There isn't some industry saying "yes we could cut and cover here, but we prefer the slower more expensive option of a TBM"!

(I see NATM mentioned; there have been safety issues https://www.hse.gov.uk/pubns/natm.htm )

The HS2 cut and cover tunnels were all in greenfield: https://www.hs2.org.uk/building-hs2/tunnels/green-tunnels/ ; much of the cost there goes on planning and documentation, an under-appreciated cost. It's also questionable as to whether they were needed at all; a plain cutting with embankment open to the air would have been fine from a civil engineering point of view, or even in many places just flat track, but the tunnels were planned because people objected to a railway running through fields.



>There isn't some industry saying "yes we could cut and cover here, but we prefer the slower more expensive option of a TBM"!

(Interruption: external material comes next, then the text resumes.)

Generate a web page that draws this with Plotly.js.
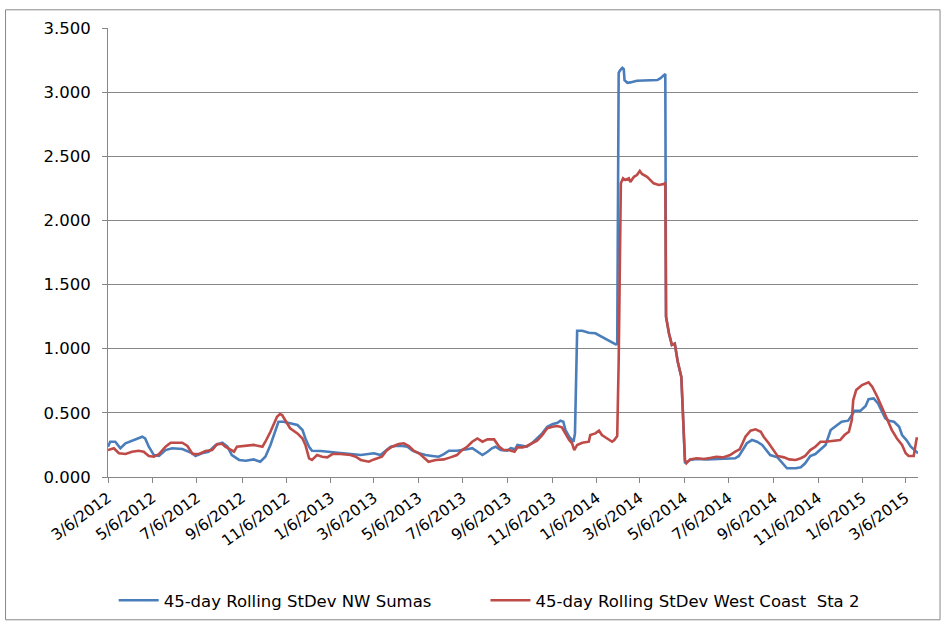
<!DOCTYPE html>
<html>
<head>
<meta charset="utf-8">
<script src="https://cdn.plot.ly/plotly-3.0.1.min.js"></script>
<style>html,body{margin:0;padding:0;background:#fff;}#chart{width:946px;height:623px;}</style>
</head>
<body>
<div id="chart"></div>
<script>
const seriesNames = ['45-day Rolling StDev NW Sumas', '45-day Rolling StDev West Coast  Sta 2'];

const sumasDates = ['2012-03-06','2012-03-09','2012-03-16','2012-03-23','2012-03-30','2012-04-08','2012-04-22','2012-04-26','2012-05-01','2012-05-08','2012-05-15','2012-05-24','2012-06-02','2012-06-16','2012-06-30','2012-07-04','2012-07-13','2012-07-22','2012-08-01','2012-08-10','2012-08-17','2012-08-23','2012-09-02','2012-09-11','2012-09-22','2012-10-01','2012-10-08','2012-10-15','2012-10-22','2012-10-26','2012-11-02','2012-11-11','2012-11-21','2012-11-28','2012-12-02','2012-12-07','2012-12-11','2012-12-23','2013-01-05','2013-01-19','2013-02-02','2013-02-16','2013-02-25','2013-03-06','2013-03-15','2013-03-22','2013-03-29','2013-04-05','2013-04-14','2013-04-21','2013-04-28','2013-05-07','2013-05-16','2013-05-25','2013-06-03','2013-06-10','2013-06-17','2013-06-28','2013-07-07','2013-07-14','2013-07-19','2013-07-26','2013-08-02','2013-08-09','2013-08-15','2013-08-20','2013-08-27','2013-09-05','2013-09-10','2013-09-16','2013-09-19','2013-09-26','2013-10-02','2013-10-09','2013-10-16','2013-10-23','2013-10-30','2013-11-06','2013-11-13','2013-11-17','2013-11-21','2013-11-24','2013-11-29','2013-12-05','2013-12-07','2013-12-09','2013-12-10','2013-12-17','2013-12-26','2014-01-04','2014-01-11','2014-01-20','2014-01-27','2014-02-01','2014-02-03','2014-02-05','2014-02-07','2014-02-10','2014-02-12','2014-02-13','2014-02-17','2014-02-21','2014-03-02','2014-03-09','2014-03-16','2014-03-30','2014-04-03','2014-04-10','2014-04-11','2014-04-15','2014-04-19','2014-04-23','2014-04-27','2014-05-02','2014-05-04','2014-05-07','2014-05-14','2014-05-23','2014-06-06','2014-06-19','2014-07-04','2014-07-15','2014-07-20','2014-07-25','2014-07-31','2014-08-07','2014-08-14','2014-08-21','2014-08-26','2014-09-01','2014-09-11','2014-09-18','2014-09-24','2014-10-06','2014-10-13','2014-10-19','2014-10-26','2014-11-02','2014-11-09','2014-11-16','2014-11-23','2014-12-02','2014-12-08','2014-12-17','2014-12-22','2014-12-26','2015-01-03','2015-01-10','2015-01-14','2015-01-21','2015-01-27','2015-01-30','2015-02-06','2015-02-11','2015-02-18','2015-02-25','2015-03-01','2015-03-07','2015-03-13','2015-03-17','2015-03-23'];
const sumasValues = [0.236,0.275,0.275,0.224,0.263,0.283,0.314,0.300,0.236,0.171,0.164,0.210,0.224,0.218,0.185,0.164,0.185,0.197,0.250,0.267,0.236,0.171,0.133,0.127,0.137,0.119,0.158,0.250,0.366,0.431,0.431,0.418,0.405,0.366,0.300,0.236,0.205,0.203,0.197,0.185,0.179,0.171,0.179,0.185,0.171,0.205,0.236,0.242,0.242,0.236,0.205,0.185,0.171,0.164,0.158,0.179,0.205,0.205,0.210,0.218,0.224,0.197,0.171,0.197,0.224,0.236,0.210,0.205,0.224,0.216,0.250,0.244,0.236,0.263,0.300,0.340,0.392,0.411,0.423,0.439,0.431,0.366,0.314,0.275,0.340,0.780,1.140,1.140,1.125,1.120,1.099,1.073,1.055,1.034,1.037,3.150,3.170,3.190,3.180,3.094,3.073,3.076,3.089,3.089,3.094,3.094,3.107,3.141,1.250,1.120,1.030,1.040,0.900,0.780,0.520,0.107,0.133,0.140,0.137,0.140,0.146,0.146,0.164,0.210,0.263,0.288,0.275,0.250,0.210,0.171,0.153,0.107,0.068,0.068,0.076,0.107,0.164,0.179,0.216,0.250,0.366,0.405,0.431,0.439,0.483,0.517,0.517,0.553,0.606,0.613,0.574,0.535,0.457,0.439,0.431,0.392,0.327,0.288,0.236,0.216,0.185];

const westCoastDates = ['2012-03-06','2012-03-14','2012-03-21','2012-03-30','2012-04-08','2012-04-17','2012-04-24','2012-05-01','2012-05-08','2012-05-15','2012-05-24','2012-05-31','2012-06-16','2012-06-23','2012-06-30','2012-07-09','2012-07-18','2012-07-27','2012-08-03','2012-08-10','2012-08-14','2012-08-21','2012-08-26','2012-08-30','2012-09-11','2012-09-22','2012-09-29','2012-10-04','2012-10-08','2012-10-15','2012-10-24','2012-10-28','2012-10-31','2012-11-05','2012-11-11','2012-11-21','2012-11-28','2012-12-02','2012-12-07','2012-12-11','2012-12-18','2012-12-25','2013-01-01','2013-01-08','2013-01-19','2013-02-02','2013-02-09','2013-02-16','2013-02-27','2013-03-06','2013-03-17','2013-03-24','2013-03-31','2013-04-09','2013-04-16','2013-04-23','2013-04-30','2013-05-07','2013-05-14','2013-05-20','2013-05-30','2013-06-10','2013-06-19','2013-06-28','2013-07-05','2013-07-12','2013-07-19','2013-07-26','2013-08-02','2013-08-09','2013-08-18','2013-08-25','2013-08-31','2013-09-07','2013-09-15','2013-09-19','2013-09-26','2013-10-02','2013-10-09','2013-10-16','2013-10-23','2013-10-30','2013-11-06','2013-11-13','2013-11-19','2013-11-24','2013-11-29','2013-12-03','2013-12-06','2013-12-10','2013-12-17','2013-12-26','2013-12-28','2014-01-04','2014-01-09','2014-01-13','2014-01-20','2014-01-27','2014-01-30','2014-02-03','2014-02-05','2014-02-07','2014-02-08','2014-02-11','2014-02-14','2014-02-19','2014-02-21','2014-02-26','2014-03-02','2014-03-06','2014-03-09','2014-03-16','2014-03-21','2014-03-25','2014-04-01','2014-04-08','2014-04-10','2014-04-11','2014-04-15','2014-04-19','2014-04-23','2014-04-27','2014-05-02','2014-05-04','2014-05-07','2014-05-09','2014-05-14','2014-05-23','2014-06-02','2014-06-12','2014-06-19','2014-06-28','2014-07-08','2014-07-15','2014-07-21','2014-07-25','2014-07-29','2014-08-05','2014-08-12','2014-08-19','2014-08-23','2014-08-30','2014-09-06','2014-09-11','2014-09-20','2014-09-27','2014-10-06','2014-10-13','2014-10-19','2014-10-26','2014-11-02','2014-11-09','2014-11-16','2014-11-27','2014-12-06','2014-12-12','2014-12-18','2014-12-22','2014-12-24','2014-12-28','2015-01-05','2015-01-14','2015-01-19','2015-01-26','2015-02-02','2015-02-09','2015-02-15','2015-02-22','2015-03-01','2015-03-06','2015-03-10','2015-03-17','2015-03-19','2015-03-21','2015-03-23'];
const westCoastValues = [0.210,0.224,0.185,0.179,0.197,0.205,0.197,0.164,0.158,0.179,0.236,0.267,0.267,0.242,0.179,0.179,0.203,0.210,0.257,0.257,0.236,0.210,0.197,0.236,0.242,0.250,0.242,0.236,0.275,0.353,0.470,0.491,0.483,0.431,0.380,0.340,0.300,0.250,0.146,0.133,0.171,0.158,0.153,0.179,0.179,0.171,0.158,0.133,0.119,0.137,0.158,0.210,0.236,0.257,0.263,0.242,0.203,0.185,0.146,0.119,0.133,0.137,0.153,0.171,0.210,0.236,0.275,0.300,0.275,0.293,0.293,0.236,0.210,0.210,0.197,0.231,0.231,0.242,0.263,0.283,0.327,0.380,0.392,0.397,0.387,0.340,0.288,0.263,0.210,0.250,0.267,0.275,0.327,0.340,0.361,0.327,0.300,0.275,0.288,0.320,0.900,2.237,2.289,2.328,2.315,2.328,2.300,2.340,2.354,2.385,2.362,2.340,2.309,2.289,2.276,2.284,2.294,1.250,1.120,1.030,1.040,0.900,0.780,0.520,0.133,0.107,0.137,0.146,0.140,0.150,0.158,0.153,0.171,0.197,0.216,0.263,0.314,0.361,0.372,0.353,0.314,0.263,0.210,0.164,0.153,0.137,0.133,0.146,0.164,0.210,0.236,0.275,0.275,0.283,0.288,0.327,0.353,0.444,0.600,0.678,0.717,0.738,0.704,0.626,0.535,0.431,0.366,0.300,0.250,0.185,0.164,0.164,0.236,0.300,0.300];

const tickDates = ['2012-03-06','2012-05-06','2012-07-06','2012-09-06','2012-11-06','2013-01-06','2013-03-06','2013-05-06','2013-07-06','2013-09-06','2013-11-06','2014-01-06','2014-03-06','2014-05-06','2014-07-06','2014-09-06','2014-11-06','2015-01-06','2015-03-06'];
const tickLabels = ['3/6/2012','5/6/2012','7/6/2012','9/6/2012','11/6/2012','1/6/2013','3/6/2013','5/6/2013','7/6/2013','9/6/2013','11/6/2013','1/6/2014','3/6/2014','5/6/2014','7/6/2014','9/6/2014','11/6/2014','1/6/2015','3/6/2015'];

const font = 'DejaVu Sans, Verdana, sans-serif';
const gridColor = '#878787';

const traces = [
  {x: sumasDates, y: sumasValues, name: seriesNames[0], type: 'scatter', mode: 'lines',
   line: {color: '#4A7EBB', width: 2.6}, legend: 'legend'},
  {x: westCoastDates, y: westCoastValues, name: seriesNames[1], type: 'scatter', mode: 'lines',
   line: {color: '#BE4B48', width: 2.6}, legend: 'legend2'}
];

const legendStyle = (x) => ({x: x, xanchor: 'left', y: -0.275, yanchor: 'middle', orientation: 'h',
  bgcolor: 'rgba(0,0,0,0)', borderwidth: 0, itemwidth: 40,
  font: {family: font, size: 16.5, color: '#000'}});

const layout = {
  width: 946, height: 623,
  margin: {l: 108, r: 28, t: 28, b: 146, pad: 0, autoexpand: false},
  paper_bgcolor: '#ffffff', plot_bgcolor: '#ffffff',
  font: {family: font, size: 15, color: '#000'},
  showlegend: true,
  legend: legendStyle(0.007),
  legend2: legendStyle(0.466),
  xaxis: {
    type: 'date', range: ['2012-03-06', '2015-03-22 21:00'], automargin: false,
    tickmode: 'array', tickvals: tickDates, ticktext: tickLabels, tickangle: -36,
    ticks: 'outside', ticklen: 5, tickcolor: gridColor, tickwidth: 1,
    showline: true, linecolor: gridColor, linewidth: 1,
    showgrid: false, zeroline: false,
    tickfont: {family: font, size: 15.5, color: '#000'}
  },
  yaxis: {
    range: [0, 3.5], dtick: 0.5, tick0: 0, tickformat: '.3f', automargin: false,
    ticks: 'outside', ticklen: 5, tickcolor: gridColor, tickwidth: 1,
    showline: true, linecolor: gridColor, linewidth: 1,
    showgrid: true, gridcolor: gridColor, gridwidth: 1, zeroline: false,
    ticklabelstandoff: 8,
    tickfont: {family: font, size: 16.5, color: '#000'}
  },
  shapes: [
    {type: 'rect', xref: 'paper', yref: 'paper', x0: -0.1265, x1: 1.0272, y0: -0.318, y1: 1.0405,
     line: {color: '#888888', width: 1}, fillcolor: 'rgba(0,0,0,0)', layer: 'below'}
  ]
};

Plotly.newPlot('chart', traces, layout, {displayModeBar: false, staticPlot: true});
</script>
</body>
</html>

At least for Vancouver, there was absolutely an industry arguing for the slower-more-expensive TBM option on a route that followed exactly a road (the Broadway line extension) - local businesses along the route. The previous line which was mostly done by Cut-and-Cover (the Canada Line) had a very major impact on businesses along the route for years.

There are plenty of people who will acknowledge that something is cheaper _overall_ but the impact on a small group being higher can make them extremely vocal, and that has to be managed in public projects.